• SOURCE EXCERPT
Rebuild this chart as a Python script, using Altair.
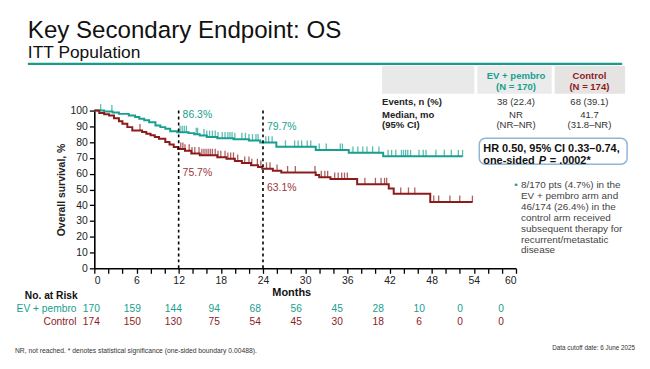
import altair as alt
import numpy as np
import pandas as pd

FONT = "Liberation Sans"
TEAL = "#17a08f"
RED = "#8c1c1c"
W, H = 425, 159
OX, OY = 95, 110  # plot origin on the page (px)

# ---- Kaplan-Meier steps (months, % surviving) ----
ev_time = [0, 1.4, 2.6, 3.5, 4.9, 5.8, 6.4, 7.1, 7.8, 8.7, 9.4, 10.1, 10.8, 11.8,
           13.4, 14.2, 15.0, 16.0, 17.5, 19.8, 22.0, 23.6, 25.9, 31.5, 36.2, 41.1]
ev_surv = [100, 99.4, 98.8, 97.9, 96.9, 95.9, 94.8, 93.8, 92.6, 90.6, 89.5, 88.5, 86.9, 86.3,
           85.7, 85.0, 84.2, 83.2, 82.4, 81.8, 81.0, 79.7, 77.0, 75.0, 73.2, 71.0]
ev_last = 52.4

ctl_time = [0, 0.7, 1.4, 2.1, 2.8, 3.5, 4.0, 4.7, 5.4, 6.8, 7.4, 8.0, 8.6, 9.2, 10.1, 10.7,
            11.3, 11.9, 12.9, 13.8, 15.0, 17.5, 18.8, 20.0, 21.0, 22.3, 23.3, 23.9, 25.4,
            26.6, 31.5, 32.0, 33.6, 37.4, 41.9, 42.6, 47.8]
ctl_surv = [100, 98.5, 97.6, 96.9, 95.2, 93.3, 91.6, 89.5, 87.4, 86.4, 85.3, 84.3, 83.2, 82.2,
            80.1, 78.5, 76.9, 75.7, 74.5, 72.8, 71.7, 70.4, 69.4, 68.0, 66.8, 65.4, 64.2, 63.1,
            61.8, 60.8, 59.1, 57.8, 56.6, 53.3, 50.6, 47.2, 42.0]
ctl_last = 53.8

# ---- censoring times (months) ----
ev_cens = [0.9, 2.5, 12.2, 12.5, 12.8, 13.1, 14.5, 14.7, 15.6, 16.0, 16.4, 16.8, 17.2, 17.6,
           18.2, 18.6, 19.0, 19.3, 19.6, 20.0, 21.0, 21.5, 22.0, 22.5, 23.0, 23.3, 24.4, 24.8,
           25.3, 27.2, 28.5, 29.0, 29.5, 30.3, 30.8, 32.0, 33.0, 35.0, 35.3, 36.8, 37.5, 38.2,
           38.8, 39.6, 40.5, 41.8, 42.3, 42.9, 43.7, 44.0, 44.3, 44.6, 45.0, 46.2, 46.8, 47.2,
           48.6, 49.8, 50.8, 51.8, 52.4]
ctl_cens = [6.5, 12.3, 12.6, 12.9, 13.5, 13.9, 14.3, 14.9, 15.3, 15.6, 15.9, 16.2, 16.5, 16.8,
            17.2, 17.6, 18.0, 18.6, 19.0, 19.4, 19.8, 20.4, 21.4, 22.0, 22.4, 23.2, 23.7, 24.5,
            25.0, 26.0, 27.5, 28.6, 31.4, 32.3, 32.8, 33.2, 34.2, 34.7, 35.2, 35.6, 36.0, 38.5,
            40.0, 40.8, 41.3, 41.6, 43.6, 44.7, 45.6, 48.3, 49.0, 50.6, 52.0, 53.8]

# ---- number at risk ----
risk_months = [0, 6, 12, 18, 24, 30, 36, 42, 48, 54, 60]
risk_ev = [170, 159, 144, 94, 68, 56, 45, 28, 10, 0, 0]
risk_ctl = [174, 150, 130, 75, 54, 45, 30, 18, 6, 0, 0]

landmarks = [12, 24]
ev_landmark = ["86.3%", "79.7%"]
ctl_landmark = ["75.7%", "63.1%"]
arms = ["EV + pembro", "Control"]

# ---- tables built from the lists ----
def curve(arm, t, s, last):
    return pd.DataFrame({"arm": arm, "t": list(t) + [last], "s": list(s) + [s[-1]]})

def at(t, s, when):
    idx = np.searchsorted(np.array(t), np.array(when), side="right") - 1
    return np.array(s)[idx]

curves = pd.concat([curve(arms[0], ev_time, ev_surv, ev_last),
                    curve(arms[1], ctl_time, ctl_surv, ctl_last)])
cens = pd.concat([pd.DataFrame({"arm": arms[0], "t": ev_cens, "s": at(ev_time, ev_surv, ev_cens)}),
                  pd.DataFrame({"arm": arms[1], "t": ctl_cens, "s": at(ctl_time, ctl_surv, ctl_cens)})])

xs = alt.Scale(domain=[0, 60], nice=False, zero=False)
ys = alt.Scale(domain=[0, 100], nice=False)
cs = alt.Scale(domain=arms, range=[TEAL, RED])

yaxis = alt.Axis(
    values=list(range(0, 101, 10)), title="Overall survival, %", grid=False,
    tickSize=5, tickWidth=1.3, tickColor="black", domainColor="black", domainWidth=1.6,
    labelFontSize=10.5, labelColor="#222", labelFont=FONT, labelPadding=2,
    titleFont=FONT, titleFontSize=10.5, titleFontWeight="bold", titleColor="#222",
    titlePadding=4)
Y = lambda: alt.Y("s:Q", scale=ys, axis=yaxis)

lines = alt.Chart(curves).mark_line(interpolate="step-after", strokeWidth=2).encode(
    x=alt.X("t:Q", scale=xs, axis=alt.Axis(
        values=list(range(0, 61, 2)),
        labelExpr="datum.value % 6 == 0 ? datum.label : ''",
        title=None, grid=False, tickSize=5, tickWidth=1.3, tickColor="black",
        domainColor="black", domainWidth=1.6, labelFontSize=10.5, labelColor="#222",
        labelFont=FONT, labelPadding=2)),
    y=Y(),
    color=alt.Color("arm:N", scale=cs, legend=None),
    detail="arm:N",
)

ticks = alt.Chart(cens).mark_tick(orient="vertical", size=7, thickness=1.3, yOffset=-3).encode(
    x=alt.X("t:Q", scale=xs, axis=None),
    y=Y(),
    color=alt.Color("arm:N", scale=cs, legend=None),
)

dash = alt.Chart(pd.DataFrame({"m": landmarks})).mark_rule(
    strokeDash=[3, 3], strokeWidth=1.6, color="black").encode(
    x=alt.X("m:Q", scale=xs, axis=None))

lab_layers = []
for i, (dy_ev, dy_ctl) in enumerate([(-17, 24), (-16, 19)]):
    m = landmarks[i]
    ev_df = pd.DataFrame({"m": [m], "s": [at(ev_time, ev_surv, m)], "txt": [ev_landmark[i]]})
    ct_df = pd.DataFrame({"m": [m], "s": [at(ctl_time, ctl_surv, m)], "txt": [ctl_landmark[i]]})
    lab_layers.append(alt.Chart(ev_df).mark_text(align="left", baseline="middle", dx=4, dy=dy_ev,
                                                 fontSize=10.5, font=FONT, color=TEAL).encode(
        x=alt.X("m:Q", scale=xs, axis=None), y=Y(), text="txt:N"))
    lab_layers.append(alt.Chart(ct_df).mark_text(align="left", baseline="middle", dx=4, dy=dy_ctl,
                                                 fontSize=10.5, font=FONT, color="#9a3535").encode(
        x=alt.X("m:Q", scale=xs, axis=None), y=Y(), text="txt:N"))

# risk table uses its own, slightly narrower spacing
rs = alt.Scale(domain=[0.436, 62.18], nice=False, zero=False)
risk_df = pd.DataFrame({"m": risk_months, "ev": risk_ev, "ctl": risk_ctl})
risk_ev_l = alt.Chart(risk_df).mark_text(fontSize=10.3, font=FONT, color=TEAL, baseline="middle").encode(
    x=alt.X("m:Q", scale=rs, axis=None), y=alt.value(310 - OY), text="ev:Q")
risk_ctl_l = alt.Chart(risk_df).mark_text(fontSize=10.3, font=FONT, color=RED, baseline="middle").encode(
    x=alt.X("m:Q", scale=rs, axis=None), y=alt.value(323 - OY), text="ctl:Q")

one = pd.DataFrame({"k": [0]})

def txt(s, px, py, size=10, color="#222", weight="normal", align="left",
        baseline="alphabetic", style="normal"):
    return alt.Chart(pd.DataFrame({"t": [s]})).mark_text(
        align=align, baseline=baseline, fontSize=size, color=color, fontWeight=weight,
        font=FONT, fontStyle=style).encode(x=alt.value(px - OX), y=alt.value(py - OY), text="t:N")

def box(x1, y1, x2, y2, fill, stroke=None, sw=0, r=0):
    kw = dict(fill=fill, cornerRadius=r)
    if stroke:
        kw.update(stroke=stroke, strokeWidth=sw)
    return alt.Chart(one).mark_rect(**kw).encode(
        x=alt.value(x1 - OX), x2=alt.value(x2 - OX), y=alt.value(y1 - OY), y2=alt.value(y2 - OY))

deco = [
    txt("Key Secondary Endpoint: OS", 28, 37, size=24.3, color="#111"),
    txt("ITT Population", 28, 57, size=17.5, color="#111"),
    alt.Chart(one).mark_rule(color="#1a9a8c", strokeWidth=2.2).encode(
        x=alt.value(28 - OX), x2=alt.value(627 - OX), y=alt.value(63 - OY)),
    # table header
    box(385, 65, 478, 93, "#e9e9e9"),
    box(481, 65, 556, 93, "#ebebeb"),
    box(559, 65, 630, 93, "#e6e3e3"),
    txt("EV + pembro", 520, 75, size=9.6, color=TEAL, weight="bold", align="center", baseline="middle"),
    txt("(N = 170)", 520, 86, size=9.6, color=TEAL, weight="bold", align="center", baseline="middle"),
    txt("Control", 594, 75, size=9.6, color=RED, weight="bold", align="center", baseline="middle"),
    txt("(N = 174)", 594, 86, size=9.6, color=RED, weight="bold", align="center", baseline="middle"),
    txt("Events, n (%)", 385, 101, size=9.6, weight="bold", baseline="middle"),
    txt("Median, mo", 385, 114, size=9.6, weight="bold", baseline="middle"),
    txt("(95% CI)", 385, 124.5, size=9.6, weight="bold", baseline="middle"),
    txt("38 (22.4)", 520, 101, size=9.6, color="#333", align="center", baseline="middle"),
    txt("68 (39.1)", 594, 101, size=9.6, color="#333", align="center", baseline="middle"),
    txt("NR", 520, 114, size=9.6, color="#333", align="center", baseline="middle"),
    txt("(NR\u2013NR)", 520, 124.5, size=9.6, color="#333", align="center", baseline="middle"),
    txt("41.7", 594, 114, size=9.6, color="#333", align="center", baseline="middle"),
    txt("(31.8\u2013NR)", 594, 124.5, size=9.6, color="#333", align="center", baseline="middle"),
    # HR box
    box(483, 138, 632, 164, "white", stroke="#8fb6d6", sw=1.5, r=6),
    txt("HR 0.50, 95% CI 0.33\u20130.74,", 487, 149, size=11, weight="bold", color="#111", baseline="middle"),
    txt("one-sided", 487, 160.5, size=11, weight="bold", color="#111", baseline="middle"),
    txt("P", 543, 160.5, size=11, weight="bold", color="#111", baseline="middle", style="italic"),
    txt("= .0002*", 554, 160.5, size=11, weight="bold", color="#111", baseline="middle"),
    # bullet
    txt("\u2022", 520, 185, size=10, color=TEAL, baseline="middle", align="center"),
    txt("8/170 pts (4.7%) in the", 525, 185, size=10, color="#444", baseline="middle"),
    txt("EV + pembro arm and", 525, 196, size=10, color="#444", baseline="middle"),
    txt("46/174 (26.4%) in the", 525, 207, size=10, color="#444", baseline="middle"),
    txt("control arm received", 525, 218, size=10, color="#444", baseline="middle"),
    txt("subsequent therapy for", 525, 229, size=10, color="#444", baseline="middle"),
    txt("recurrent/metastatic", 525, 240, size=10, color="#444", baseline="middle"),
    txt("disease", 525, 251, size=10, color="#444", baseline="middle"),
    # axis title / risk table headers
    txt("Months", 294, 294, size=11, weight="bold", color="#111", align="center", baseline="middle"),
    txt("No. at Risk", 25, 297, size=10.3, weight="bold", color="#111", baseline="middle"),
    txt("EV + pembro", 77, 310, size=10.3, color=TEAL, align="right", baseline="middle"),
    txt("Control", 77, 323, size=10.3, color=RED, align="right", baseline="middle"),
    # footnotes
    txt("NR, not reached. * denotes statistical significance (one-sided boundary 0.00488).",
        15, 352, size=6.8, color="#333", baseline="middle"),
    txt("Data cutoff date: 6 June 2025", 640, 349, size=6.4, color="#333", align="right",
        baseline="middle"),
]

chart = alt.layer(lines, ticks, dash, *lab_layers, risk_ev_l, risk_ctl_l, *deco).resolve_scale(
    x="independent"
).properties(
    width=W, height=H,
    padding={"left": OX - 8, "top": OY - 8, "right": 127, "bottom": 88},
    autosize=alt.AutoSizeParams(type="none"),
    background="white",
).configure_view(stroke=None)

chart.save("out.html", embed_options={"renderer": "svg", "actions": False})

• REQUIREMENT
Copy nothing but the lines from the top of the data down to the line containing "ev_last = 52.4", and leave the pictures out.

• REPLY TO THE EXERCISE
Rebuild this chart as a Python script, using Altair.
import altair as alt
import numpy as np
import pandas as pd

FONT = "Liberation Sans"
TEAL = "#17a08f"
RED = "#8c1c1c"
W, H = 425, 159
OX, OY = 95, 110  # plot origin on the page (px)

# ---- Kaplan-Meier steps (months, % surviving) ----
ev_time = [0, 1.4, 2.6, 3.5, 4.9, 5.8, 6.4, 7.1, 7.8, 8.7, 9.4, 10.1, 10.8, 11.8,
           13.4, 14.2, 15.0, 16.0, 17.5, 19.8, 22.0, 23.6, 25.9, 31.5, 36.2, 41.1]
ev_surv = [100, 99.4, 98.8, 97.9, 96.9, 95.9, 94.8, 93.8, 92.6, 90.6, 89.5, 88.5, 86.9, 86.3,
           85.7, 85.0, 84.2, 83.2, 82.4, 81.8, 81.0, 79.7, 77.0, 75.0, 73.2, 71.0]
ev_last = 52.4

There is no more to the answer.